Subd. 5.Coordination with other organizations.

In fulfilling its duties the office may coordinate, as useful, with stakeholder groups that were represented on the Missing and Murdered Indigenous Women Task Force and state agencies that are responsible for the systems that play a role in investigating, prosecuting, and adjudicating cases involving violence committed against Indigenous women, those who have a role in supporting or advocating for missing or murdered Indigenous women and the people who seek justice for them, and those who represent the interests of Indigenous people. This includes the following entities: Minnesota Chiefs of Police Association; Minnesota Sheriffs' Association; Bureau of Criminal Apprehension; Minnesota Police and Peace Officers Association; Tribal law enforcement; Minnesota County Attorneys Association; United States Attorney's Office; juvenile courts; Minnesota Coroners' and Medical Examiners' Association; United States Coast Guard; state agencies, including the Departments of Health, Human Services, Education, Corrections, and Public Safety; the Minnesota Indian Affairs Council; service providers who offer legal services, advocacy, and other services to Indigenous women and girls; the Minnesota Indian Women's Sexual Assault Coalition; Mending the Sacred Hoop; Indian health organizations; Indigenous women and girls who are survivors; the 11 Tribal nations that share geography with Minnesota; and organizations and leadership from urban and statewide American Indian communities.

Subd. 6.Reports.

The office must report on measurable outcomes achieved to meet its statutory duties, along with specific objectives and outcome measures proposed for the following year. The report must include data and statistics on missing and murdered Indigenous women, children, and Two-Spirit relatives in Minnesota, including names, dates of disappearance, and dates of death, to the extent the data is publicly available. The report must also identify and describe the work of any reward advisory group and itemize the expenditures of the Gaagige-Mikwendaagoziwag reward account, if any.
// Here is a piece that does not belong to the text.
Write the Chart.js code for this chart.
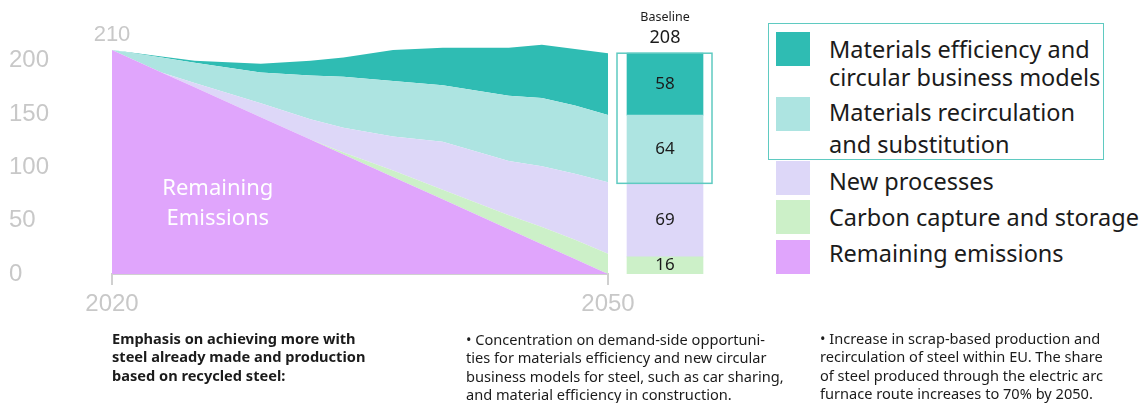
<!DOCTYPE html>
<html>
<head>
<meta charset="utf-8">
<script src="https://cdn.jsdelivr.net/npm/chart.js@4"></script>
<style>
  html, body { margin: 0; padding: 0; background: #fff; }
  body { width: 1146px; height: 403px; position: relative; overflow: hidden; font-family: "Noto Sans", sans-serif; color: #1b1b1b; }
  #main { position: absolute; left: 0; top: 0; }
  #base { position: absolute; left: 605px; top: 0; }
  .legend-box { position: absolute; left: 768px; top: 23px; width: 334px; height: 135px; border: 1.5px solid #5fcac1; }
  .sw { position: absolute; left: 776px; width: 34px; height: 34px; }
  .lt { position: absolute; left: 829px; font-size: 23.5px; line-height: 1; white-space: nowrap; transform: translateY(-50%); }
  .note { position: absolute; font-size: 14.6px; line-height: 18.3px; white-space: nowrap; }
  .note span { display: inline-block; transform-origin: left center; }
  .note.bold { font-weight: 700; }
</style>
</head>
<body>
<canvas id="main" width="660" height="330"></canvas>
<canvas id="base" width="120" height="330"></canvas>
<div id="legend"></div>
<div class="note bold" data-max="260" style="left:112px; top:329px;"><span>Emphasis on achieving more with</span><br><span>steel already made and production</span><br><span>based on recycled steel:</span></div>
<div class="note" data-max="320" style="left:466px; top:330px;"><span>• Concentration on demand-side opportuni-</span><br><span>ties for materials efficiency and new circular</span><br><span>business models for steel, such as car sharing,</span><br><span>and material efficiency in construction.</span></div>
<div class="note" data-max="283" style="left:820px; top:329px;"><span>• Increase in scrap-based production and</span><br><span>recirculation of steel within EU. The share</span><br><span>of steel produced through the electric arc</span><br><span>furnace route increases to 70% by 2050.</span></div>

<script>
// Emission pathway, Mt CO2 per year
const years         = [2020, 2023, 2025, 2029, 2032, 2034, 2037, 2040, 2044, 2046, 2048, 2050];
const remaining     = [210, 189, 175, 147, 126, 112, 91, 70, 42, 28, 14, 0];
const ccs           = [0, 0, 0, 0, 0, 2, 6, 9, 13, 16, 18, 19];
const newProcesses  = [0, 0, 4, 13, 19, 23, 32, 45, 51, 57, 62, 67];
const recirculation = [0, 14, 19, 29, 41, 48, 52, 53, 61, 64, 64, 63];
const efficiency    = [0, 1, 2, 8, 14, 18, 29, 35, 45, 50, 53, 58];

// Baseline bar (bottom to top: CCS, new processes, recirculation, efficiency)
const baselineSegments = [16, 69, 64, 58];
const baselineTotal = 208;

const axisYears = [2020, 2050];
const yTicks = [0, 50, 100, 150, 200];

const seriesNames = [
  'Materials efficiency and circular business models',
  'Materials recirculation and substitution',
  'New processes',
  'Carbon capture and storage',
  'Remaining emissions'
];
const colors = {
  efficiency: '#2fbcb3',
  recirculation: '#ade4e1',
  newProcesses: '#ddd7f8',
  ccs: '#ccf0c8',
  remaining: '#e0a5fc'
};

// keep each note line inside its column width
document.querySelectorAll('.note').forEach(n => {
  const max = +n.dataset.max;
  n.querySelectorAll('span').forEach(s => {
    const w = s.getBoundingClientRect().width;
    if (w > max) s.style.transform = 'scaleX(' + (max / w) + ')';
  });
});

const Y_MAX = 240;
const pts = arr => arr.map((v, i) => ({ x: years[i], y: v }));
const area = (label, arr, color, fill) => ({
  label, data: pts(arr), backgroundColor: color, borderColor: color,
  borderWidth: 0, pointRadius: 0, fill, tension: 0
});

const startTotal = remaining[0] + ccs[0] + newProcesses[0] + recirculation[0] + efficiency[0];

const areaNotes = {
  id: 'areaNotes',
  afterDatasetsDraw(chart) {
    const { ctx, scales: { x, y } } = chart;
    ctx.save();
    ctx.textAlign = 'center';
    ctx.textBaseline = 'middle';
    ctx.fillStyle = '#c8c8c8';
    ctx.font = '22px "Liberation Sans"';
    ctx.fillText(String(startTotal), x.getPixelForValue(2020), y.getPixelForValue(startTotal) - 15);
    ctx.fillStyle = '#ffffff';
    ctx.font = '22px "Noto Sans"';
    const cx = x.getPixelForValue(2026.4);
    const cy = y.getPixelForValue(66);
    ctx.fillText('Remaining', cx, cy - 15);
    ctx.fillText('Emissions', cx, cy + 15);
    ctx.restore();
  }
};

new Chart(document.getElementById('main'), {
  type: 'line',
  data: {
    datasets: [
      area(seriesNames[4], remaining, colors.remaining, 'origin'),
      area(seriesNames[3], ccs, colors.ccs, '-1'),
      area(seriesNames[2], newProcesses, colors.newProcesses, '-1'),
      area(seriesNames[1], recirculation, colors.recirculation, '-1'),
      area(seriesNames[0], efficiency, colors.efficiency, '-1')
    ]
  },
  options: {
    responsive: false,
    animation: false,
    layout: { padding: { left: 9, top: 18, right: 52, bottom: 0 } },
    plugins: { legend: { display: false }, tooltip: { enabled: false } },
    scales: {
      x: {
        type: 'linear', min: 2020, max: 2050,
        afterBuildTicks: s => { s.ticks = axisYears.map(v => ({ value: v })); },
        afterFit: s => { s.height = 56; },
        grid: { drawOnChartArea: false, drawTicks: true, tickLength: 11, color: '#d0d0d0', lineWidth: 2 },
        border: { display: true, color: '#d0d0d0', width: 2 },
        ticks: { font: { family: 'Liberation Sans', size: 24 }, color: '#c8c8c8', padding: 5, maxRotation: 0, callback: v => String(v) }
      },
      y: {
        stacked: true, min: 0, max: Y_MAX,
        afterBuildTicks: s => { s.ticks = yTicks.map(v => ({ value: v })); },
        afterFit: s => { s.width = 103; },
        grid: { display: false },
        border: { display: false },
        ticks: { crossAlign: 'far', font: { family: 'Liberation Sans', size: 24 }, color: '#c8c8c8', padding: 0 }
      }
    }
  },
  plugins: [areaNotes]
});

const baseNotes = {
  id: 'baseNotes',
  afterDatasetsDraw(chart) {
    const { ctx } = chart;
    ctx.save();
    ctx.textAlign = 'center';
    ctx.textBaseline = 'middle';
    ctx.fillStyle = '#1b1b1b';
    ctx.font = '17px "Noto Sans"';
    let topY = null, cx = null;
    chart.data.datasets.forEach((ds, i) => {
      const el = chart.getDatasetMeta(i).data[0];
      cx = el.x;
      ctx.fillText(String(ds.data[0]), el.x, (el.y + el.base) / 2);
      topY = topY === null ? el.y : Math.min(topY, el.y);
    });
    ctx.font = '18px "Noto Sans"';
    ctx.fillText(String(baselineTotal), cx, topY - 15);
    ctx.font = '12.5px "Noto Sans"';
    ctx.fillText('Baseline', cx, topY - 36);
    // frame round the two demand-side segments
    const recMeta = chart.getDatasetMeta(2).data[0];
    const effMeta = chart.getDatasetMeta(3).data[0];
    ctx.strokeStyle = '#5fcac1';
    ctx.lineWidth = 1.5;
    ctx.strokeRect(cx - 48, effMeta.y, 95, recMeta.base - effMeta.y);
    ctx.restore();
  }
};

const barSet = (label, v, color) => ({ label, data: [v], backgroundColor: color, borderWidth: 0, barThickness: 76 });

new Chart(document.getElementById('base'), {
  type: 'bar',
  data: {
    labels: ['Baseline'],
    datasets: [
      barSet(seriesNames[3], baselineSegments[0], colors.ccs),
      barSet(seriesNames[2], baselineSegments[1], colors.newProcesses),
      barSet(seriesNames[1], baselineSegments[2], colors.recirculation),
      barSet(seriesNames[0], baselineSegments[3], colors.efficiency)
    ]
  },
  options: {
    responsive: false,
    animation: false,
    layout: { padding: { left: 0, right: 0, top: 18, bottom: 56 } },
    plugins: { legend: { display: false }, tooltip: { enabled: false } },
    scales: {
      x: { display: false, stacked: true },
      y: { display: false, stacked: true, min: 0, max: Y_MAX }
    }
  },
  plugins: [baseNotes]
});

// Legend
const legendRows = [
  { color: colors.efficiency, top: 32, lines: [['Materials efficiency and', 50], ['circular business models', 78]] },
  { color: colors.recirculation, top: 97, lines: [['Materials recirculation', 113], ['and substitution', 145]] },
  { color: colors.newProcesses, top: 161, lines: [['New processes', 182]] },
  { color: colors.ccs, top: 200, lines: [['Carbon capture and storage', 218]] },
  { color: colors.remaining, top: 240, lines: [['Remaining emissions', 254]] }
];
const legend = document.getElementById('legend');
legendRows.forEach(r => {
  const sw = document.createElement('div');
  sw.className = 'sw';
  sw.style.top = r.top + 'px';
  sw.style.background = r.color;
  legend.appendChild(sw);
  r.lines.forEach(([t, y]) => {
    const d = document.createElement('div');
    d.className = 'lt';
    d.style.top = y + 'px';
    d.textContent = t;
    legend.appendChild(d);
  });
});
const box = document.createElement('div');
box.className = 'legend-box';
legend.appendChild(box);
</script>
</body>
</html>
The office must submit the report by January 15 each year to the chairs and ranking minority members of the legislative committees with primary jurisdiction over public safety.

Subd. 7.Grants.

The office may apply for and receive grants from public and private entities for purposes of carrying out the office's duties under this section.

Subd. 8.Access to data.

Notwithstanding section 13.384 or 13.85, the director has access to corrections and detention data and medical data maintained by an agency and classified as private data on individuals or confidential data on individuals to the extent the data is necessary for the office to perform its duties under this section.